Insights

Jewelry product strategy: why structure matters more than creativity when scaling.

The critical role of product architecture

There is a moment every growing jewelry brand reaches - and most do not see it coming. Sales are increasing, new collections are launching, the team is expanding. Everything looks like success. But underneath, something is quietly fracturing.

The offer has grown. The logic behind it has not.

When growth creates its own complexity

In the early stages, a jewelry brand often operates on instinct rather than on a structured approach. A few designs, a clear aesthetic, a focused offer. The founder knows every piece, knows why it exists, knows where it sits.

But as the brand grows, clarity becomes harder to maintain. New collections are added. Variations multiply. Price points expand to capture new clients. Commercial pressure pushes for more, faster. And gradually, without anyone deliberate decision, the collections lose their coherence and become an accumulation of pieces.

This is not a creative failure. It is a structural one.

What product architecture actually is

Product architecture is not about restricting creativity. It is about giving it a framework within which it can thrive. It defines the role of each piece within the broader offering, the balance between entry products, core lines, and high-value pieces, and the coherence between design, pricing, and positioning.

In practical terms, it transforms a collection into a system. One where every addition has a reason to exist, and every piece reinforces rather than dilutes what the brand stands for.

Not all pieces serve the same purpose

A well-structured jewelry brand understands that different pieces do different jobs.
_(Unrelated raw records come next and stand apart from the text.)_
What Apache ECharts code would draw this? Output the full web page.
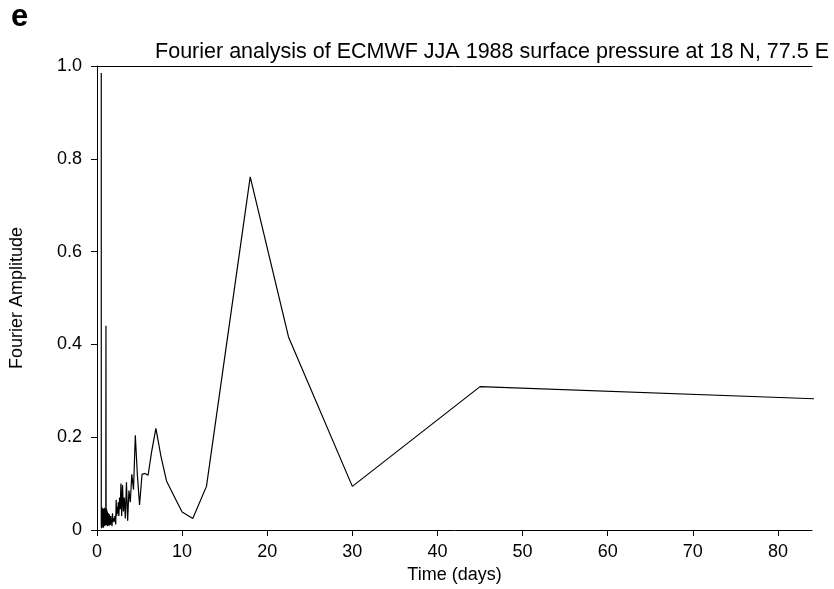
<!DOCTYPE html>
<html>
<head>
<meta charset="utf-8">
<script src="https://cdn.jsdelivr.net/npm/echarts@6/dist/echarts.min.js"></script>
<style>html,body{margin:0;padding:0;background:#fff}#c{width:834px;height:589px}</style>
</head>
<body>
<div id="c"></div>
<script>
// Period (days) and Fourier amplitude
const periods = [
  0.500,0.503,0.506,0.509,0.513,0.517,0.521,0.525,0.529,0.533,
  0.537,0.542,0.546,0.551,0.556,0.561,0.566,0.571,0.577,0.583,
  0.588,0.594,0.600,0.606,0.612,0.619,0.625,0.632,0.638,0.645,
  0.652,0.660,0.667,0.674,0.682,0.690,0.698,0.706,0.714,0.723,
  0.732,0.741,0.750,0.759,0.769,0.779,0.789,0.800,0.811,0.822,
  0.833,0.845,0.857,0.870,0.882,0.896,0.909,0.923,0.938,0.952,
  0.968,0.984,1.000,1.017,1.034,1.053,1.071,1.091,1.111,1.132,
  1.154,1.176,1.200,1.224,1.250,1.277,1.304,1.333,1.364,1.395,
  1.429,1.463,1.500,1.538,1.579,1.622,1.667,1.714,1.765,1.818,
  1.875,1.935,
  2.00,2.05,2.09,2.14,2.20,2.25,2.31,2.37,2.43,
  2.50,2.57,2.65,2.73,2.81,2.90,3.00,3.10,3.21,3.33,
  3.46,3.60,3.75,3.91,4.09,4.29,4.50,4.74,5.00,5.29,
  5.63,6.00,6.43,6.92,7.50,8.18,9.00,10.0,11.25,12.86,
  18.0,22.5,30.0,45.0,90.0
];
const amplitudes = [
  0.985,0.010,0.032,0.006,0.041,0.015,0.028,0.004,0.046,0.018,
  0.036,0.009,0.044,0.016,0.030,0.005,0.049,0.021,0.039,0.011,
  0.045,0.019,0.034,0.008,0.043,0.014,0.029,0.006,0.040,0.020,
  0.037,0.010,0.047,0.017,0.031,0.007,0.042,0.022,0.035,0.012,
  0.044,0.016,0.027,0.005,0.038,0.019,0.046,0.011,0.033,0.008,
  0.041,0.015,0.030,0.009,0.048,0.020,0.036,0.012,0.043,0.017,
  0.028,0.010,0.018,0.025,0.012,0.440,0.020,0.039,0.011,0.045,
  0.019,0.031,0.008,0.040,0.016,0.029,0.010,0.036,0.014,0.026,
  0.009,0.034,0.018,0.023,0.011,0.030,0.015,0.021,0.008,0.036,
  0.017,0.025,
  0.022,0.018,0.030,0.022,0.012,0.065,0.030,0.050,0.035,
  0.060,0.030,0.070,0.045,0.100,0.030,0.097,0.040,0.070,0.025,
  0.103,0.020,0.085,0.060,0.120,0.087,0.204,0.120,0.054,0.120,
  0.122,0.118,0.170,0.219,0.160,0.105,0.075,0.039,0.025,0.094,
  0.761,0.416,0.094,0.309,0.279
];
const xTicks = [0,10,20,30,40,50,60,70,80];
const titleText = 'Fourier analysis of ECMWF JJA 1988 surface pressure at 18 N, 77.5 E';
const panelLabel = 'e';
const xName = 'Time (days)';
const yName = 'Fourier Amplitude';

const FONT = '"Liberation Sans", Arial, Helvetica, sans-serif';
const chart = echarts.init(document.getElementById('c'), null, {renderer: 'canvas'});
const data = periods.map((p, i) => [p, amplitudes[i]]);
chart.setOption({
  animation: false,
  backgroundColor: '#fff',
  title: [
    {text: panelLabel, left: 6, top: -3, textStyle: {fontFamily: FONT, fontSize: 31, fontWeight: 'bold', color: '#000'}},
    {text: titleText, right: 0, top: 36, textStyle: {fontFamily: FONT, fontSize: 21.5, fontWeight: 'normal', color: '#000'}}
  ],
  grid: {left: 92, right: 22, top: 66, bottom: 57, containLabel: false},
  xAxis: [{
    type: 'value', min: 0, max: 84,
    name: xName, nameLocation: 'middle', nameGap: 36,
    nameTextStyle: {fontFamily: FONT, fontSize: 18, color: '#000'},
    axisLine: {show: true, lineStyle: {color: '#000', width: 1}},
    axisTick: {show: true, length: 6, inside: false, customValues: xTicks, lineStyle: {color: '#000'}},
    axisLabel: {customValues: xTicks, margin: 13, fontFamily: FONT, fontSize: 18, color: '#000'},
    splitLine: {show: false}
  }, {
    type: 'value', min: 0, max: 84, position: 'top',
    axisLine: {show: true, onZero: false, lineStyle: {color: '#000', width: 1}},
    axisTick: {show: false}, axisLabel: {show: false}, splitLine: {show: false}
  }],
  yAxis: {
    type: 'value', min: 0, max: 1, interval: 0.2,
    name: yName, nameLocation: 'middle', nameGap: 71, nameRotate: 90,
    nameTextStyle: {fontFamily: FONT, fontSize: 18, color: '#000'},
    axisLine: {show: true, lineStyle: {color: '#000', width: 1}},
    axisTick: {show: true, length: 6, inside: false, lineStyle: {color: '#000'}},
    axisLabel: {margin: 15, fontFamily: FONT, fontSize: 18, color: '#000',
      formatter: v => (v === 0 ? '0' : v.toFixed(1))},
    splitLine: {show: false}
  },
  series: [{
    type: 'line', xAxisIndex: 0, data: data, symbol: 'none', clip: true,
    lineStyle: {color: '#000', width: 1.2}
  }]
});
</script>
</body>
</html>
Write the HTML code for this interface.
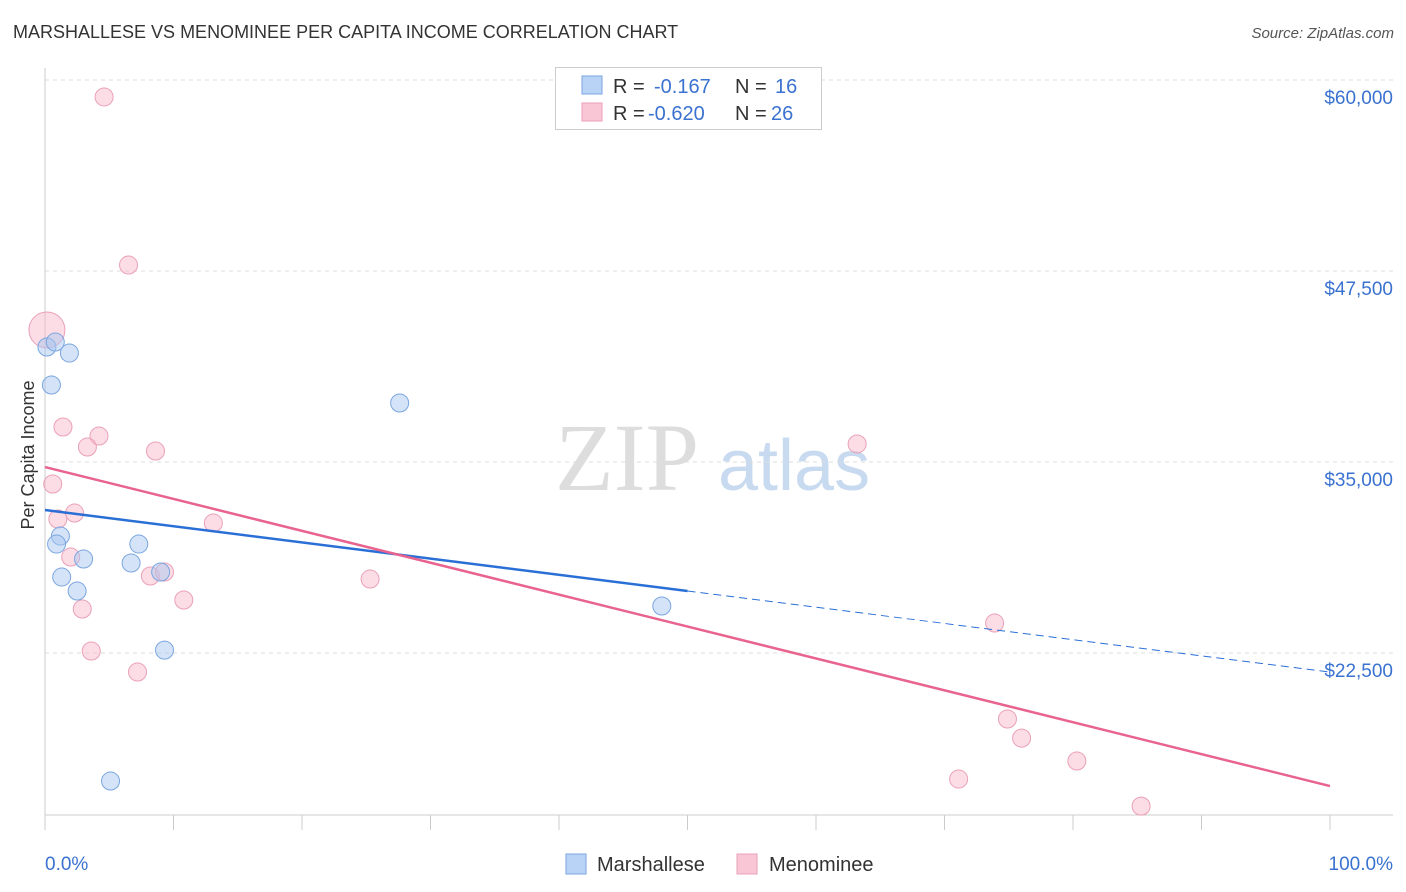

Some are designed to drive volume and bring new clients into the world of the brand. Others exist to build desirability, express craftsmanship, and anchor the brand at a higher level of perception. Others still are the pieces that define the identity - the ones people associate with the maison before anything else.

Without this clarity, collections blur. And when collections blur, so does perception.

Structure enables creativity, it does not constrain it

There is a persistent belief in creative industries that structure is the enemy of expression. The evidence suggests otherwise. The brands with the strongest creative identities - the ones that feel coherent season after season, that can evolve without losing themselves - are precisely the ones built on rigorous product logic.

Structure is what allows creativity to remain consistent over time, to scale without losing its identity, and to be understood by both the teams building it and the clients it is meant to reach.

The hidden cost of unstructured growth

When product development lacks structure, the damage is gradual but cumulative.

Internally, teams lose clarity about priorities and decision-making slows. Externally, clients find the offer harder to read, brand perception weakens, and desirability becomes inconsistent.

Complexity, when left unmanaged, erodes coherence quietly - until the erosion becomes visible.

The right moment to intervene

There is a specific window where structural work creates the most value: when a brand is growing, but before complexity becomes unmanageable. When collections are multiplying, sales are increasing, and the team is expanding — but the underlying architecture has never been formalized.

This is the moment JWLR works with brands. Not to constrain their vision, but to give it the structure it needs to scale. To bring clarity to growing collections, align creative ambition with sustainable development, and help brands move from intuitive growth to controlled expansion — without losing what made them desirable in the first place.

Because in jewelry, the brands that last are not only those that create beautiful pieces. They are the ones that know how to organize them into a vision that endures.